(Code that draws figures)
** START **

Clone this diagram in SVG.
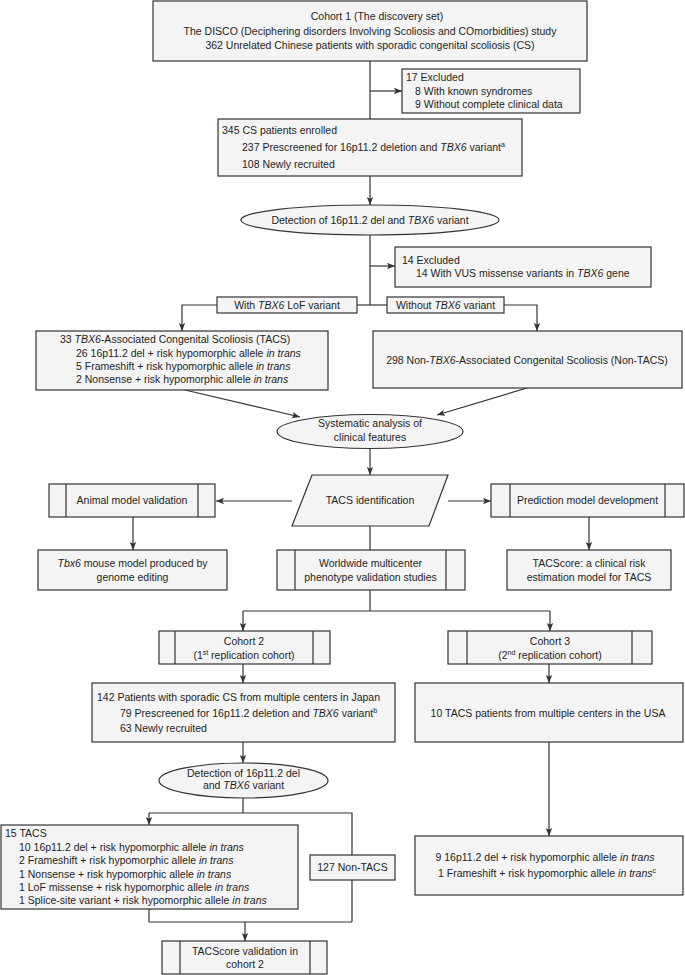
<svg xmlns="http://www.w3.org/2000/svg" width="685" height="975" viewBox="0 0 685 975">
<style>
.box{fill:#f4f4f4;stroke:#333;stroke-width:1.2}
.ln{fill:none;stroke:#333;stroke-width:1.2}
.arr{marker-end:url(#ah)}
text{font-family:"Liberation Sans",Arial,Helvetica,sans-serif;font-size:10.5px;fill:#1e1e1e}
.c{text-anchor:middle}
.i{font-style:italic}
.sup{font-size:7px}
</style>
<defs>
<marker id="ah" markerUnits="userSpaceOnUse" viewBox="0 0 8 8" markerWidth="8" markerHeight="8" refX="8" refY="4" orient="auto">
<path d="M0,0.8 L8,4 L0,7.2 L1.8,4 z" fill="#333"/>
</marker>
</defs>
<rect width="685" height="975" fill="#fff"/>

<g id="connectors">
<path class="ln" d="M370,61 V119"/>
<path class="ln arr" d="M370,91 H402"/>
<path class="ln arr" d="M370,176 V205"/>
<path class="ln" d="M370,235 V305"/>
<path class="ln arr" d="M370,266 H395"/>
<path class="ln" d="M357,305 H387"/>
<path class="ln arr" d="M217,305 H182 V331"/>
<path class="ln arr" d="M504,305 H537 V331"/>
<path class="ln arr" d="M185,390 L300,417"/>
<path class="ln arr" d="M527,388 L437,415"/>
<path class="ln arr" d="M370,448 V475"/>
<path class="ln arr" d="M292,501 H216"/>
<path class="ln arr" d="M448,501 H491"/>
<path class="ln arr" d="M133,517 V550"/>
<path class="ln arr" d="M589,517 V550"/>
<path class="ln" d="M370,526 V550"/>
<path class="ln" d="M370,590 V611 M243,611 H550"/>
<path class="ln arr" d="M243,611 V631"/>
<path class="ln arr" d="M550,611 V631"/>
<path class="ln arr" d="M243,664 V683"/>
<path class="ln arr" d="M549,664 V683"/>
<path class="ln arr" d="M549,742 V836"/>
<path class="ln arr" d="M243,742 V763"/>
<path class="ln" d="M243,798 V813 M149,813 H352 V922 M149,909 V922 H352"/>
<path class="ln arr" d="M149,813 V825"/>
<path class="ln arr" d="M245,922 V941"/>
</g>

<g id="cohort1">
<rect class="box" x="153" y="1" width="434" height="60"/>
<text class="c" x="377" y="20">Cohort 1 (The discovery set)</text>
<text class="c" x="370" y="34.5">The DISCO (Deciphering disorders Involving Scoliosis and COmorbidities) study</text>
<text class="c" x="370" y="49">362 Unrelated Chinese patients with sporadic congenital scoliosis (CS)</text>
</g>

<g id="excluded1">
<rect class="box" x="402" y="69" width="178" height="44"/>
<text x="406" y="81">17 Excluded</text>
<text x="415" y="95">8 With known syndromes</text>
<text x="415" y="108">9 Without complete clinical data</text>
</g>

<g id="enrolled">
<rect class="box" x="218" y="119" width="304" height="57"/>
<text x="222" y="134">345 CS patients enrolled</text>
<text x="242" y="151">237 Prescreened for 16p11.2 deletion and <tspan class="i">TBX6</tspan> variant<tspan class="sup" dy="-4">a</tspan></text>
<text x="242" y="168">108 Newly recruited</text>
</g>

<g id="detection1">
<ellipse class="box" cx="370" cy="220" rx="129" ry="15"/>
<text class="c" x="370" y="223.5">Detection of 16p11.2 del and <tspan class="i">TBX6</tspan> variant</text>
</g>

<g id="excluded2">
<rect class="box" x="395" y="247" width="256" height="40"/>
<text x="402" y="264">14 Excluded</text>
<text x="416" y="277">14 With VUS missense variants in <tspan class="i">TBX6</tspan> gene</text>
</g>

<g id="label-lof">
<rect class="box" x="217" y="297" width="140" height="16"/>
<text class="c" x="287" y="309">With <tspan class="i">TBX6</tspan> LoF variant</text>
</g>

<g id="label-without">
<rect class="box" x="387" y="297" width="117" height="16"/>
<text class="c" x="445.5" y="309">Without <tspan class="i">TBX6</tspan> variant</text>
</g>

<g id="tacs1">
<rect class="box" x="36" y="331" width="292" height="59"/>
<text x="60" y="343"><tspan>33 </tspan><tspan class="i">TBX6</tspan>-Associated Congenital Scoliosis (TACS)</text>
<text x="76" y="357">26 16p11.2 del + risk hypomorphic allele <tspan class="i">in trans</tspan></text>
<text x="76" y="370">5 Frameshift + risk hypomorphic allele <tspan class="i">in trans</tspan></text>
<text x="76" y="383">2 Nonsense + risk hypomorphic allele <tspan class="i">in trans</tspan></text>
</g>

<g id="nontacs1">
<rect class="box" x="373" y="331" width="309" height="57"/>
<text class="c" x="527" y="364">298 Non-<tspan class="i">TBX6</tspan>-Associated Congenital Scoliosis (Non-TACS)</text>
</g>

<g id="systematic">
<ellipse class="box" cx="370" cy="431.5" rx="93" ry="17"/>
<text class="c" x="370" y="427">Systematic analysis of</text>
<text class="c" x="370" y="441">clinical features</text>
</g>

<g id="tacs-identification">
<polygon class="box" points="312,475 448,475 429,526 292,526"/>
<text class="c" x="370" y="504">TACS identification</text>
</g>

<g id="animal">
<rect class="box" x="49" y="484" width="166" height="33"/>
<path class="ln" d="M66,484 V517 M198,484 V517"/>
<text class="c" x="132" y="504">Animal model validation</text>
</g>

<g id="prediction">
<rect class="box" x="491" y="484" width="193" height="33"/>
<path class="ln" d="M510,484 V517 M665,484 V517"/>
<text class="c" x="587.5" y="504">Prediction model development</text>
</g>

<g id="tbx6-mouse">
<rect class="box" x="38" y="550" width="189" height="40"/>
<text class="c" x="132.5" y="567"><tspan class="i">Tbx6</tspan> mouse model produced by</text>
<text class="c" x="132.5" y="580.5">genome editing</text>
</g>

<g id="worldwide">
<rect class="box" x="277" y="550" width="188" height="40"/>
<path class="ln" d="M295,550 V590 M446,550 V590"/>
<text class="c" x="370.5" y="567">Worldwide multicenter</text>
<text class="c" x="370.5" y="580.5">phenotype validation studies</text>
</g>

<g id="tacscore">
<rect class="box" x="507" y="550" width="164" height="40"/>
<text class="c" x="589" y="567">TACScore: a clinical risk</text>
<text class="c" x="589" y="580.5">estimation model for TACS</text>
</g>

<g id="cohort2">
<rect class="box" x="159" y="631" width="171" height="33"/>
<path class="ln" d="M175,631 V664 M313,631 V664"/>
<text class="c" x="244" y="644.5">Cohort 2</text>
<text class="c" x="244" y="658.5">(1<tspan class="sup" dy="-4">st</tspan><tspan dy="4"> replication cohort)</tspan></text>
</g>

<g id="cohort3">
<rect class="box" x="448" y="631" width="204" height="33"/>
<path class="ln" d="M467,631 V664 M632,631 V664"/>
<text class="c" x="550" y="644.5">Cohort 3</text>
<text class="c" x="550" y="658.5">(2<tspan class="sup" dy="-4">nd</tspan><tspan dy="4"> replication cohort)</tspan></text>
</g>

<g id="japan">
<rect class="box" x="92" y="683" width="303" height="59"/>
<text x="97" y="701">142 Patients with sporadic CS from multiple centers in Japan</text>
<text x="120" y="716.5">79 Prescreened for 16p11.2 deletion and <tspan class="i">TBX6</tspan> variant<tspan class="sup" dy="-4">b</tspan></text>
<text x="120" y="731.5">63 Newly recruited</text>
</g>

<g id="usa">
<rect class="box" x="415" y="683" width="268" height="59"/>
<text class="c" x="548" y="716.5">10 TACS patients from multiple centers in the USA</text>
</g>

<g id="detection2">
<ellipse class="box" cx="243.5" cy="780.5" rx="84.5" ry="17.5"/>
<text class="c" x="243.5" y="776.5">Detection of 16p11.2 del</text>
<text class="c" x="243.5" y="789">and <tspan class="i">TBX6</tspan> variant</text>
</g>

<g id="tacs2">
<rect class="box" x="1" y="825" width="297" height="84"/>
<text x="5" y="837">15 TACS</text>
<text x="19" y="850.5">10 16p11.2 del + risk hypomorphic allele <tspan class="i">in trans</tspan></text>
<text x="19" y="864">2 Frameshift + risk hypomorphic allele <tspan class="i">in trans</tspan></text>
<text x="19" y="877.5">1 Nonsense + risk hypomorphic allele <tspan class="i">in trans</tspan></text>
<text x="19" y="891">1 LoF missense + risk hypomorphic allele <tspan class="i">in trans</tspan></text>
<text x="19" y="904">1 Splice-site variant + risk hypomorphic allele <tspan class="i">in trans</tspan></text>
</g>

<g id="nontacs2">
<rect class="box" x="310" y="855" width="85" height="25"/>
<text class="c" x="352.5" y="871">127 Non-TACS</text>
</g>

<g id="usa-breakdown">
<rect class="box" x="415" y="836" width="268" height="59"/>
<text class="c" x="545" y="861">9 16p11.2 del + risk hypomorphic allele <tspan class="i">in trans</tspan></text>
<text class="c" x="547" y="877">1 Frameshift + risk hypomorphic allele <tspan class="i">in trans</tspan><tspan class="sup" dy="-4">c</tspan></text>
</g>

<g id="tacscore-validation">
<rect class="box" x="162" y="941" width="165" height="33"/>
<path class="ln" d="M180,941 V974 M310,941 V974"/>
<text class="c" x="245" y="955">TACScore validation in</text>
<text class="c" x="245" y="967.5">cohort 2</text>
</g>
</svg>
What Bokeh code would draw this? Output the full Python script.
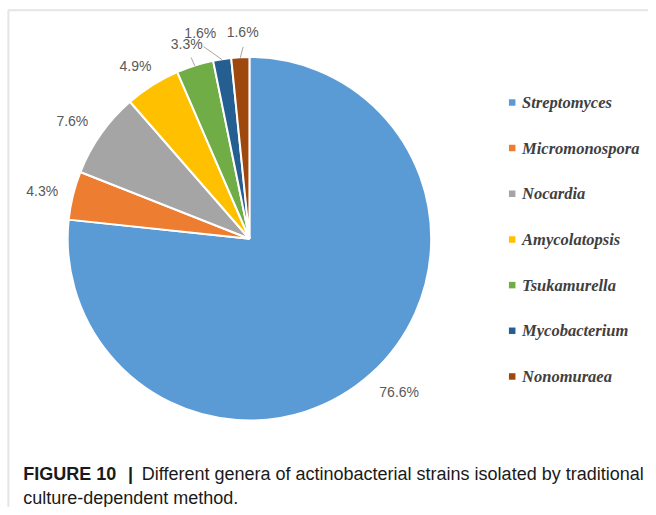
import numpy as np
from bokeh.plotting import figure
from bokeh.models import ColumnDataSource, BoxAnnotation
from bokeh.core.properties import value
from bokeh.embed import file_html
from bokeh.resources import INLINE

# ---- data ----
genera = ["Streptomyces", "Micromonospora", "Nocardia", "Amycolatopsis",
          "Tsukamurella", "Mycobacterium", "Nonomuraea"]
percent = [76.6, 4.3, 7.6, 4.9, 3.3, 1.6, 1.6]
pct_labels = ["76.6%", "4.3%", "7.6%", "4.9%", "3.3%", "1.6%", "1.6%"]
colors = ["#5B9BD5", "#ED7D31", "#A5A5A5", "#FFC000", "#70AD47", "#255E91", "#9E480E"]

caption_bold = "FIGURE 10"
caption_sep = "|"
caption_line1 = "Different genera of actinobacterial strains isolated by traditional"
caption_line2 = "culture-dependent method."

# ---- style / layout (reference pixel space 656 x 515) ----
W, H = 648, 507
RW, RH = 656, 515
CX, CY, R = 252, RH - 242, 184
label_shift_deg = [2.3, 0.7, 1.6, 1.1, 0.3, 4.7, -1.0]
label_rf = [1.18, 1.17, 1.17, 1.14, 1.13, 1.17, 1.14]
leader_rf = [0, 0, 0, 0, 1.05, 1.09, 1.06]

p = figure(width=W, height=H, x_range=(0, RW), y_range=(0, RH),
           output_backend="svg", toolbar_location=None, min_border=0)
p.xaxis.visible = False
p.yaxis.visible = False
p.grid.visible = False
p.outline_line_color = None
p.background_fill_color = "white"

# frame border
p.add_layout(BoxAnnotation(left=8, right=RW + 30, top=RH - 10, bottom=-30,
                           fill_alpha=0, line_color="#A9A9A9", line_width=2))

vals = np.array(percent, dtype=float)
frac = vals / vals.sum()
cum = np.concatenate([[0], np.cumsum(frac)])
start = np.pi / 2 - 2 * np.pi * cum[:-1]
end = np.pi / 2 - 2 * np.pi * cum[1:]
mid = (start + end) / 2

src = ColumnDataSource(dict(start=start, end=end, color=colors, genus=genera))
p.wedge(x=CX, y=CY, radius=R, start_angle="start", end_angle="end",
        direction="clock", fill_color="color", line_color="white",
        line_width=2, source=src)

# percentage labels
la = mid + np.radians(label_shift_deg)
lx = CX + R * np.array(label_rf) * np.cos(la)
ly = CY + R * np.array(label_rf) * np.sin(la)
p.text(x=lx, y=ly, text=pct_labels, text_align="center", text_baseline="middle",
       text_font=value("Liberation Sans"), text_font_size="14px", text_color="#595959")

# leader lines
x0s, y0s, x1s, y1s = [], [], [], []
for i, f in enumerate(leader_rf):
    if f > 0:
        x0s.append(CX + R * np.cos(mid[i])); y0s.append(CY + R * np.sin(mid[i]))
        x1s.append(CX + R * f * np.cos(la[i])); y1s.append(CY + R * f * np.sin(la[i]))
p.segment(x0=x0s, y0=y0s, x1=x1s, y1=y1s, line_color="#A6A6A6", line_width=1)

# legend
idx = np.arange(len(genera))
leg_y = (RH - 103.5) - 46.4 * idx
p.scatter(x=[518] * len(genera), y=leg_y, marker="square", size=6.5,
          fill_color=colors, line_color=None)
p.text(x=[528] * len(genera), y=leg_y, text=genera, text_align="left",
       text_baseline="middle", text_font=value("Liberation Serif"),
       text_font_style="bold italic", text_font_size="16.5px", text_color="#404040")

# caption
p.text(x=[23], y=[34], text=[caption_bold], text_font=value("Liberation Sans"),
       text_font_style="bold", text_font_size="18px", text_color="#1a1a1a",
       text_baseline="alphabetic")
p.text(x=[129], y=[34], text=[caption_sep], text_font=value("Liberation Sans"),
       text_font_style="bold", text_font_size="18px", text_color="#1a1a1a",
       text_baseline="alphabetic")
p.text(x=[143], y=[34], text=[caption_line1], text_font=value("Liberation Sans"),
       text_font_size="18px", text_color="#1a1a1a", text_baseline="alphabetic")
p.text(x=[23], y=[10], text=[caption_line2], text_font=value("Liberation Sans"),
       text_font_size="18px", text_color="#1a1a1a", text_baseline="alphabetic")

open("out.html", "w").write(file_html(p, INLINE))
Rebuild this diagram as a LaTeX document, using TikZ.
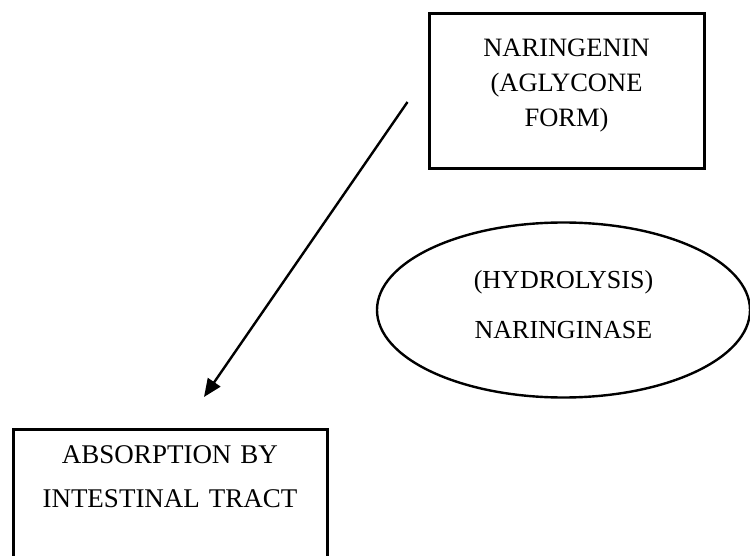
\documentclass[tikz,border=0pt]{standalone}
\usepackage{fontspec}
\setmainfont{Liberation Serif}
\usetikzlibrary{shapes.geometric,arrows.meta}

\begin{document}
\begin{tikzpicture}[x=1pt, y=-1pt,
  box/.style={draw, line width=3pt, rectangle, inner sep=0pt, align=center, anchor=north},
  enzyme/.style={draw, line width=2.4pt, ellipse, inner sep=0pt, align=center, minimum width=373pt, minimum height=175pt}]
\useasboundingbox (0,0) rectangle (750,556);
\node (aglycone)[box, text width=275pt, text height=43pt, text depth=112pt, font=\fontsize{26.5}{35}\selectfont] at (566.5,12) {NARINGENIN\\(AGLYCONE\\FORM)};
\node (hydrolysis)[enzyme, text width=200pt, text height=20pt, text depth=64pt, font=\fontsize{26}{51}\selectfont] at (563.5,310) {(HYDROLYSIS)\\NARINGINASE};
\node (absorption)[box, text width=314pt, text height=34pt, text depth=126pt, font=\fontsize{27}{44}\selectfont] at (170,428) {ABSORPTION BY\\INTESTINAL TRACT};
\draw[-{Triangle[length=18pt, width=15pt]}, line width=2.4pt] ([xshift=-20pt, yshift=-11pt]aglycone.west) -- ([xshift=34pt, yshift=31pt]absorption.north);
\end{tikzpicture}
\end{document}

** END **

> _Exercise requirements_:
Make an exact copy of the lines from the one holding "What Bokeh code" through the one holding "from bokeh.resources import INLINE", end lines included, without the pictures.

> _Correct response_:
What Bokeh code would draw this? Output the full Python script.
import numpy as np
from bokeh.plotting import figure
from bokeh.models import ColumnDataSource, BoxAnnotation
from bokeh.core.properties import value
from bokeh.embed import file_html
from bokeh.resources import INLINE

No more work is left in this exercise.